_Task directions_
Write out the listing, please, but only from its first line through the line containing "15, 8, 19, 6];", exactly as given and without pictures.

_Information supplied_
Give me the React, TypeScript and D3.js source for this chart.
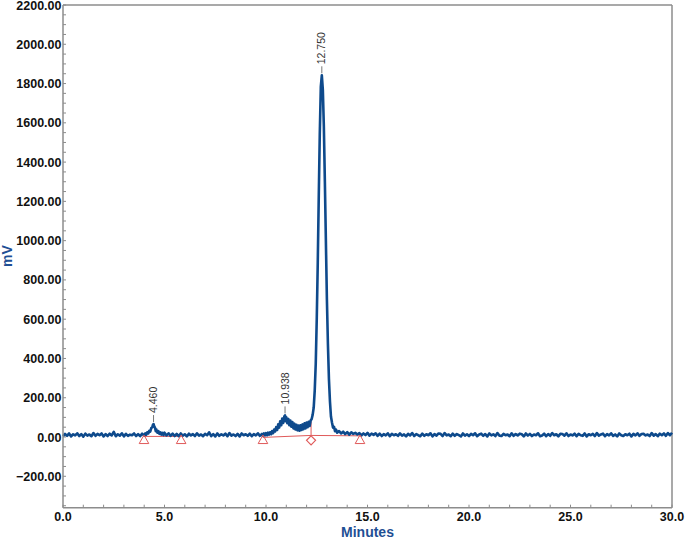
import React from "react";
import * as d3 from "d3";

const W = 685;
const H = 540;

// ---- data ----
// baseline segments sampled every 0.1 min
const seg0Start = 0.0;
const seg0 = [4, 16, 6, 18, 3, 14, 8, 19, 5, 15, 2, 17, 7, 13, 4, 20, 6, 16, 9, 18, 3, 15, 5, 17, 8, 26, 4, 14, 7, 19, 3, 16, 6, 12, 9, 18, 5, 15, 4, 17];

const peak1: [number, number][] = [
  [4.0, 8], [4.05, 18], [4.1, 12], [4.15, 24], [4.2, 18], [4.25, 32], [4.3, 28], [4.35, 46], [4.4, 50], [4.43, 62], [4.46, 66], [4.49, 56], [4.53, 48],
  [4.57, 30], [4.6, 38], [4.65, 22], [4.7, 30], [4.75, 16], [4.8, 24], [4.85, 12], [4.9, 21], [4.95, 10], [5.0, 22], [5.1, 8], [5.2, 19], [5.3, 6], [5.4, 17], [5.5, 5],
];

const seg2Start = 5.6;
const seg2 = [16, 4, 18, 6, 14, 3, 17, 8, 15, 5, 19, 7, 13, 4, 16, 9, 24, 5, 15, 3, 18, 6, 14, 8, 17, 4, 20, 7, 13, 5, 16, 3, 18, 9, 14, 6, 17, 4, 15, 8, 19, 6];

const cluster: [number, number][] = [
  [9.8, 16], [9.85, 6], [9.9, 18], [9.95, 8], [10.0, 20], [10.05, 9], [10.1, 22], [10.15, 12], [10.2, 24], [10.25, 14],
  [10.3, 30], [10.35, 20], [10.4, 38], [10.45, 28], [10.5, 50], [10.55, 36], [10.6, 64], [10.65, 48], [10.7, 80], [10.75, 60],
  [10.8, 94], [10.85, 72], [10.9, 104], [10.938, 110], [10.97, 80], [11.0, 100], [11.05, 70], [11.1, 92], [11.15, 60], [11.2, 84],
  [11.25, 52], [11.3, 76], [11.35, 44], [11.4, 68], [11.45, 38], [11.5, 62], [11.55, 34], [11.6, 58], [11.65, 32], [11.7, 60],
  [11.75, 36], [11.8, 64], [11.85, 40], [11.9, 70], [11.95, 44], [12.0, 74], [12.05, 50], [12.1, 78], [12.15, 56], [12.2, 84],
];

const mainPeak: [number, number][] = [
  [12.25, 92], [12.3, 114], [12.35, 150], [12.4, 236], [12.45, 372], [12.5, 600], [12.55, 888], [12.6, 1230], [12.65, 1548],
  [12.7, 1784], [12.75, 1842], [12.8, 1768], [12.85, 1580], [12.9, 1300], [12.95, 998], [13.0, 702], [13.05, 474], [13.1, 296],
  [13.15, 182], [13.2, 104], [13.25, 74], [13.3, 48], [13.35, 52], [13.4, 30], [13.45, 38], [13.5, 22],
];

const tailStart = 13.6;
const tail = [
  30, 18, 27, 15, 25, 12, 24, 16, 21, 13,
  20, 8, 18, 10, 21, 7, 17, 11, 19, 6,
  17, 5, 15, 8, 19, 4, 16, 9, 14, 6,
  18, 7, 13, 3, 16, 8, 20, 5, 15, 9,
  4, 17, 6, 14, 9, 19, 3, 15, 7, 18,
  16, 5, 20, 8, 13, 4, 17, 6, 15, 9,
  3, 18, 7, 14, 5, 16, 9, 19, 4, 13,
  17, 6, 15, 3, 18, 8, 14, 5, 20, 7,
  5, 16, 9, 13, 4, 19, 6, 15, 8, 17,
  14, 3, 18, 7, 16, 5, 13, 9, 19, 4,
  8, 17, 4, 15, 6, 20, 9, 14, 3, 16,
  15, 7, 19, 5, 13, 8, 17, 4, 16, 9,
  6, 18, 3, 14, 9, 16, 5, 20, 7, 13,
  17, 4, 15, 8, 19, 6, 13, 3, 18, 9,
  5, 14, 9, 17, 3, 16, 8, 19, 6, 15,
  16, 8, 13, 5, 20, 7, 15, 4, 17, 9,
  18, 6, 20, 9, 22,
];

const peakLabels: { t: number; h: number; label: string }[] = [
  { t: 4.46, h: 66, label: "4.460" },
  { t: 10.938, h: 110, label: "10.938" },
  { t: 12.75, h: 1842, label: "12.750" },
];

const baselineSegments: [number, number][][] = [
  [[3.99, 3], [5.82, 3]],
  [[9.85, -2], [12.22, 8], [14.63, 6]],
];
const dropLines: [number, number][][] = [[[12.22, 8], [12.22, 80]]];
const triangleTimes = [3.99, 5.82, 9.85, 14.63];
const diamondTimes = [12.22];

const xTicks = [0, 5, 10, 15, 20, 25, 30];
const yTicks = [-200, 0, 200, 400, 600, 800, 1000, 1200, 1400, 1600, 1800, 2000, 2200];
const xDomain: [number, number] = [0, 30];
const yDomain: [number, number] = [-360, 2200];

// ---- build trace ----
const fromStep = (start: number, vals: number[]): [number, number][] =>
  vals.map((v, i) => [Math.round((start + i * 0.1) * 100) / 100, v]);

const trace: [number, number][] = [
  ...fromStep(seg0Start, seg0),
  ...peak1,
  ...fromStep(seg2Start, seg2),
  ...cluster,
  ...mainPeak,
  ...fromStep(tailStart, tail),
];

const L = 63, R = 672, T = 5, B = 507.7;

export default function App() {
  const x = d3.scaleLinear().domain(xDomain).range([L, R]);
  const y = d3.scaleLinear().domain(yDomain).range([B, T]);
  const line = d3.line<[number, number]>().x((d) => x(d[0])).y((d) => y(d[1]));
  const xMinor = d3.range(0, 31, 1);
  const yMinor = d3.range(-350, 2201, 50);
  const fy = d3.format(".2f");
  const fx = d3.format(".1f");
  const axisColor = "#8c8c8c";
  const red = "#e05a5a";
  const blue = "#0e4a8c";
  const font = "'Liberation Sans', Arial, sans-serif";

  return (
    <svg width={W} height={H} style={{ position: "absolute", left: 0, top: 0 }} fontFamily={font}>
      <rect x={0} y={0} width={W} height={H} fill="#fff" />
      {/* frame */}
      <line x1={L} x2={R} y1={T} y2={T} stroke={axisColor} strokeWidth={1.5} />
      <line x1={R} x2={R} y1={T} y2={B} stroke={axisColor} strokeWidth={1.5} />
      {/* minor ticks */}
      {yMinor.map((v) => (
        <line key={"ym" + v} x1={L} x2={L + 3} y1={y(v)} y2={y(v)} stroke={axisColor} strokeWidth={1} />
      ))}
      {xMinor.map((v) => (
        <line key={"xm" + v} x1={x(v)} x2={x(v)} y1={B} y2={B - 3} stroke={axisColor} strokeWidth={1} />
      ))}
      {/* baselines */}
      {baselineSegments.map((s, i) => (
        <path key={"bl" + i} d={line(s) || ""} fill="none" stroke={red} strokeWidth={1} />
      ))}
      {dropLines.map((s, i) => (
        <path key={"dl" + i} d={line(s) || ""} fill="none" stroke={red} strokeWidth={1} />
      ))}
      {/* trace */}
      <path d={line(trace) || ""} fill="none" stroke={blue} strokeWidth={2.6} strokeLinejoin="round" />
      {/* markers */}
      {triangleTimes.map((t) => {
        const cx = x(t), cy = y(-13);
        return (
          <path key={"tr" + t} d={`M${cx},${cy - 4.5} L${cx + 4.8},${cy + 4} L${cx - 4.8},${cy + 4} Z`} fill="none" stroke={red} strokeWidth={1} />
        );
      })}
      {diamondTimes.map((t) => {
        const cx = x(t), cy = y(-17);
        return (
          <path key={"dm" + t} d={`M${cx},${cy - 4.5} L${cx + 4.5},${cy} L${cx},${cy + 4.5} L${cx - 4.5},${cy} Z`} fill="none" stroke={red} strokeWidth={1.2} />
        );
      })}
      {/* peak labels */}
      {peakLabels.map((p) => {
        const px = x(p.t), py = y(p.h);
        return (
          <g key={p.label}>
            <line x1={px} x2={px} y1={py - 2} y2={py - 9} stroke="#555" strokeWidth={0.8} />
            <text transform={`translate(${px + 3.6},${py - 11}) rotate(-90)`} fontSize={10.5} fill="#333">
              {p.label}
            </text>
          </g>
        );
      })}
      {/* axes */}
      <line x1={L} x2={L} y1={T} y2={B} stroke={axisColor} strokeWidth={1.5} />
      <line x1={L} x2={R} y1={B} y2={B} stroke={axisColor} strokeWidth={1.5} />
      {yTicks.map((v) => (
        <text key={"yt" + v} x={L - 1.5} y={y(v) + 4.5} textAnchor="end" fontSize={12.5} fontWeight="bold" fill="#111">
          {fy(v)}
        </text>
      ))}
      {xTicks.map((v) => (
        <text key={"xt" + v} x={x(v)} y={521} textAnchor="middle" fontSize={12.5} fontWeight="bold" fill="#111">
          {fx(v)}
        </text>
      ))}
      <text x={(L + R) / 2} y={537} textAnchor="middle" fontSize={14} fontWeight="bold" fill="#1f4f94">
        Minutes
      </text>
      <text transform={`translate(${12},${256}) rotate(-90)`} textAnchor="middle" fontSize={14} fontWeight="bold" fill="#1f4f94">
        mV
      </text>
    </svg>
  );
}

_Written response_
Give me the React, TypeScript and D3.js source for this chart.
import React from "react";
import * as d3 from "d3";

const W = 685;
const H = 540;

// ---- data ----
// baseline segments sampled every 0.1 min
const seg0Start = 0.0;
const seg0 = [4, 16, 6, 18, 3, 14, 8, 19, 5, 15, 2, 17, 7, 13, 4, 20, 6, 16, 9, 18, 3, 15, 5, 17, 8, 26, 4, 14, 7, 19, 3, 16, 6, 12, 9, 18, 5, 15, 4, 17];

const peak1: [number, number][] = [
  [4.0, 8], [4.05, 18], [4.1, 12], [4.15, 24], [4.2, 18], [4.25, 32], [4.3, 28], [4.35, 46], [4.4, 50], [4.43, 62], [4.46, 66], [4.49, 56], [4.53, 48],
  [4.57, 30], [4.6, 38], [4.65, 22], [4.7, 30], [4.75, 16], [4.8, 24], [4.85, 12], [4.9, 21], [4.95, 10], [5.0, 22], [5.1, 8], [5.2, 19], [5.3, 6], [5.4, 17], [5.5, 5],
];

const seg2Start = 5.6;
const seg2 = [16, 4, 18, 6, 14, 3, 17, 8, 15, 5, 19, 7, 13, 4, 16, 9, 24, 5, 15, 3, 18, 6, 14, 8, 17, 4, 20, 7, 13, 5, 16, 3, 18, 9, 14, 6, 17, 4, 15, 8, 19, 6];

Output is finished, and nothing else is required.